To be clear, adding this functionality would need a very strongly evidence-backed proposal of how it would make several application authors’ lives easier, and would need to come with an implementation which can be shown to make sense for all locales.

galetedanilo · June 29, 2020, 11:07am

Hello everyone, anyone can use this code if they want. In my case I have several input fields for the user, and I don’t want the data entered to look like this:
` my name is danilo.’ several blank spaces

But yes:
My Name is Danilo.

pwithnall · June 29, 2020, 11:21am

This illustrates my point well: the code you’ve posted will actually generate the string My Name Is Danilo. (note the capitalised ‘Is’). Typically title case in English will keep short words and connectives (‘is’, ‘or’, ‘and’, etc.) in lowercase, though; and that’s where it becomes difficult to implement in a way that works for every locale and every use-case.

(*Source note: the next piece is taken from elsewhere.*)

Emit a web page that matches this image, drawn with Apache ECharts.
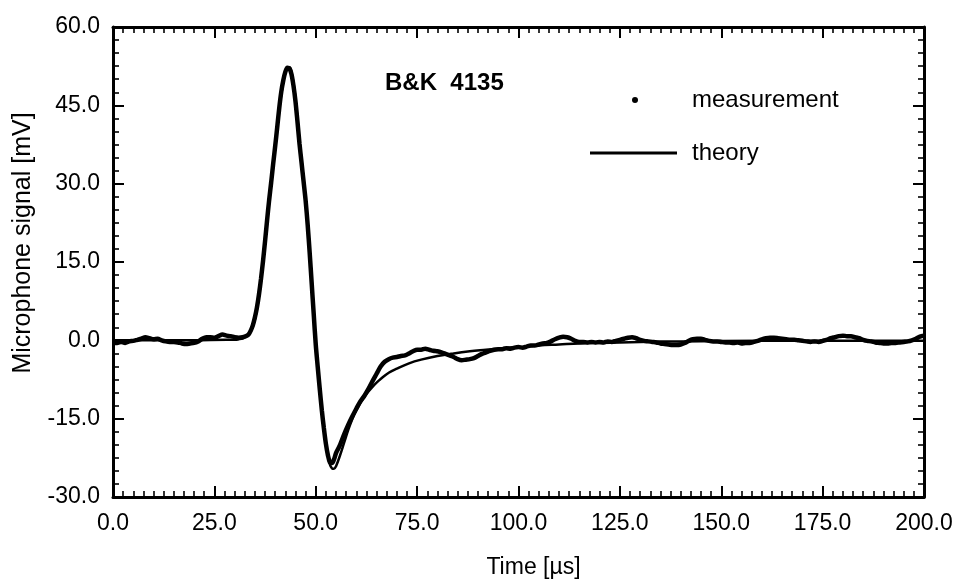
<!DOCTYPE html>
<html>
<head>
<meta charset="utf-8">
<script src="https://cdn.jsdelivr.net/npm/echarts@6/dist/echarts.min.js"></script>
<style>
html,body{margin:0;padding:0;background:#fff;}
#chart{width:957px;height:579px;}
</style>
</head>
<body>
<div id="chart"></div>
<script>
// ---- Data ----
const xTicks = [0, 25, 50, 75, 100, 125, 150, 175, 200];
const yTicks = [-30, -15, 0, 15, 30, 45, 60];

// measurement: three sampling segments
const measSeg1Start = 0, measSeg1Step = 1; // t = 0..32
const measSeg1 = [-0.4,-0.5,-0.3,-0.5,-0.2,-0.1,0.1,0.3,0.6,0.4,0.2,0.3,0.0,-0.2,-0.3,-0.3,-0.4,-0.6,-0.7,-0.6,-0.5,-0.2,0.3,0.6,0.6,0.5,0.8,1.1,0.9,0.8,0.6,0.5,0.6];
const measSeg2Start = 33, measSeg2Step = 0.5; // t = 33..56
const measSeg2 = [0.9,1.2,1.9,2.9,4.4,6.3,8.8,11.8,15.2,19.0,23.0,26.8,30.2,33.8,37.2,40.8,44.5,47.6,49.8,51.4,52.2,52.1,51.0,48.8,45.8,41.8,37.6,34.0,30.4,26.8,22.2,16.8,10.9,5.0,-0.8,-5.2,-9.4,-13.4,-16.8,-19.8,-22.0,-23.4,-23.5,-22.8,-21.6,-20.8,-20.0];
const measSeg3Start = 57, measSeg3Step = 1; // t = 57..200
const measSeg3 = [-18.0,-16.2,-14.6,-13.1,-11.7,-10.6,-9.3,-7.8,-6.4,-5.0,-4.1,-3.6,-3.3,-3.2,-3.0,-2.9,-2.5,-2.1,-1.8,-1.8,-1.6,-1.8,-2.0,-2.1,-2.3,-2.6,-2.9,-3.2,-3.6,-3.8,-3.7,-3.6,-3.4,-3.0,-2.6,-2.3,-2.0,-1.8,-1.7,-1.7,-1.5,-1.6,-1.4,
-1.3,-1.4,-1.2,-1.0,-1.0,-0.8,-0.6,-0.5,-0.2,0.2,0.5,0.7,0.6,0.3,-0.1,-0.3,-0.3,-0.4,-0.3,-0.4,
-0.3,-0.4,-0.2,-0.3,-0.1,0.1,0.3,0.5,0.6,0.4,0.1,-0.1,-0.2,-0.3,-0.4,-0.6,-0.7,-0.8,-0.9,-0.9,
-0.8,-0.5,-0.1,0.2,0.3,0.3,0.1,-0.1,-0.2,-0.2,-0.3,-0.4,-0.4,-0.5,-0.4,-0.6,-0.5,-0.5,-0.3,-0.1,
0.2,0.4,0.5,0.5,0.4,0.3,0.2,0.1,0.1,0.0,-0.1,-0.2,-0.3,-0.2,-0.3,-0.1,0.1,0.4,0.6,0.8,
0.9,0.8,0.8,0.6,0.4,0.1,-0.1,-0.2,-0.4,-0.5,-0.6,-0.6,-0.5,-0.5,-0.4,-0.3,-0.2,0.0,0.3,0.7,0.9];

const theoryTime = [0,10,20,28,30,31,32,33,34,35,36,37,38,39,40,41,42,42.5,43,43.5,44,44.5,45,46,47,48,49,50,51,52,53,53.5,54,54.5,55,56,57,58,59,60,61,62,63,64,65,66,68,70,73,76,80,84,88,92,96,100,105,110,115,120,130,140,160,180,200];
const theoryValue = [0,0,0,0.1,0.1,0.2,0.4,0.9,1.8,4.0,8.5,15.0,22.8,30.0,37.0,44.3,49.6,51.4,52.2,52.3,51.3,49.3,46.3,38.0,30.8,22.5,11.5,-0.5,-9.5,-17.0,-22.0,-23.8,-24.5,-24.6,-24.1,-22.0,-19.6,-17.2,-15.1,-13.4,-12.0,-10.8,-9.8,-8.9,-8.1,-7.4,-6.2,-5.4,-4.4,-3.7,-3.0,-2.5,-2.1,-1.8,-1.5,-1.3,-1.0,-0.8,-0.6,-0.5,-0.3,-0.2,-0.1,-0.1,-0.1];

// ---- Build series data ----
function seg(start, step, vals) { return vals.map((v, i) => [start + i * step, v]); }
const measData = [].concat(
  seg(measSeg1Start, measSeg1Step, measSeg1),
  seg(measSeg2Start, measSeg2Step, measSeg2),
  seg(measSeg3Start, measSeg3Step, measSeg3)
);
const theoryData = theoryTime.map((t, i) => [t, theoryValue[i]]);

const FONT = 'Liberation Sans, Arial, Helvetica, sans-serif';
const axisLineStyle = { color: '#000', width: 3 };
const majorTick = { inside: true, length: 11, lineStyle: { color: '#000', width: 2 } };
const xMinor = { show: true, splitNumber: 10, length: 6, lineStyle: { color: '#000', width: 1.6 } };
const yMinor = { show: true, splitNumber: 6, length: 6, lineStyle: { color: '#000', width: 1.6 } };
const fmt = v => v.toFixed(1);

const chart = echarts.init(document.getElementById('chart'), null, { renderer: 'canvas' });
chart.setOption({
  animation: false,
  backgroundColor: '#fff',
  textStyle: { fontFamily: FONT, color: '#000' },
  title: {
    text: 'B&K  4135',
    left: 385, top: 71, padding: 0,
    textStyle: { fontFamily: FONT, fontSize: 24, fontWeight: 'bold', color: '#000' }
  },
  legend: [
    {
      data: ['measurement'], left: 632, top: 88, padding: 0,
      icon: 'circle', itemWidth: 6, itemHeight: 6, selectedMode: false,
      textStyle: { fontFamily: FONT, fontSize: 24, color: '#000', padding: [0, 0, 0, 49] }
    },
    {
      data: ['theory'], left: 590, top: 141, padding: 0,
      icon: 'rect', itemWidth: 87, itemHeight: 3, selectedMode: false,
      textStyle: { fontFamily: FONT, fontSize: 24, color: '#000', padding: [0, 0, 0, 10] }
    }
  ],
  grid: { left: 113, right: 33, top: 27, bottom: 82, containLabel: false, outerBoundsMode: 'none' },
  xAxis: [
    {
      type: 'value', min: xTicks[0], max: xTicks[xTicks.length - 1], interval: xTicks[1] - xTicks[0],
      position: 'bottom',
      axisLine: { onZero: false, lineStyle: axisLineStyle },
      axisTick: majorTick, minorTick: xMinor,
      splitLine: { show: false }, minorSplitLine: { show: false },
      axisLabel: { margin: 15, fontSize: 23, color: '#000', fontFamily: FONT, formatter: fmt },
      name: 'Time [µs]', nameLocation: 'middle', nameGap: 59,
      nameTextStyle: { fontFamily: FONT, fontSize: 23, color: '#000', padding: [0, 0, 0, 30] }
    },
    {
      type: 'value', min: xTicks[0], max: xTicks[xTicks.length - 1], interval: xTicks[1] - xTicks[0],
      position: 'top',
      axisLine: { onZero: false, lineStyle: axisLineStyle },
      axisTick: majorTick, minorTick: xMinor,
      splitLine: { show: false }, minorSplitLine: { show: false },
      axisLabel: { show: false }
    }
  ],
  yAxis: [
    {
      type: 'value', min: yTicks[0], max: yTicks[yTicks.length - 1], interval: yTicks[1] - yTicks[0],
      position: 'left',
      axisLine: { onZero: false, lineStyle: axisLineStyle },
      axisTick: majorTick, minorTick: yMinor,
      splitLine: { show: false }, minorSplitLine: { show: false },
      axisLabel: { margin: 13, fontSize: 23, color: '#000', fontFamily: FONT, formatter: fmt },
      name: 'Microphone signal [mV]', nameLocation: 'middle', nameGap: 77,
      nameTextStyle: { fontFamily: FONT, fontSize: 25, color: '#000', padding: [0, 0, 0, 38] }
    },
    {
      type: 'value', min: yTicks[0], max: yTicks[yTicks.length - 1], interval: yTicks[1] - yTicks[0],
      position: 'right',
      axisLine: { onZero: false, lineStyle: axisLineStyle },
      axisTick: majorTick, minorTick: yMinor,
      splitLine: { show: false }, minorSplitLine: { show: false },
      axisLabel: { show: false }
    }
  ],
  series: [
    {
      name: 'measurement', type: 'line', xAxisIndex: 0, yAxisIndex: 0,
      data: measData, showSymbol: false, symbol: 'circle', smooth: 0.3,
      lineStyle: { color: '#000', width: 4.5 }, itemStyle: { color: '#000' },
      clip: true
    },
    {
      name: 'theory', type: 'line', xAxisIndex: 0, yAxisIndex: 0,
      data: theoryData, showSymbol: false, symbol: 'none', smooth: 0.4,
      lineStyle: { color: '#000', width: 2.5 }, itemStyle: { color: '#000' },
      clip: true
    }
  ]
});
</script>
</body>
</html>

This kind of string manipulation is too specific to a single use-case to be in GLib.

MichiB · June 29, 2020, 3:27pm

In my opinion the User should decide what and how many Spaces are needed. Just saying …

zbrown · June 29, 2020, 4:05pm

Okay but spaces aren’t really the problem here?

galetedanilo · June 29, 2020, 11:32pm

Thank you very much for your opinion

galetedanilo · June 29, 2020, 11:36pm

It really gets a little difficult, but does the functionality of this function in python make this distinction too?

matthiasc · July 13, 2020, 8:18pm

This is imo a bit beyond the unicode functionality that glib can and should provide out of the box. We have case conversion and case properties for individual characters, and we have breaking properties. But the actual Unicode break algorithm (TR14) is implemented in pango.

system · July 31, 2020, 5:21am

This topic was automatically closed 14 days after the last reply. New replies are no longer allowed.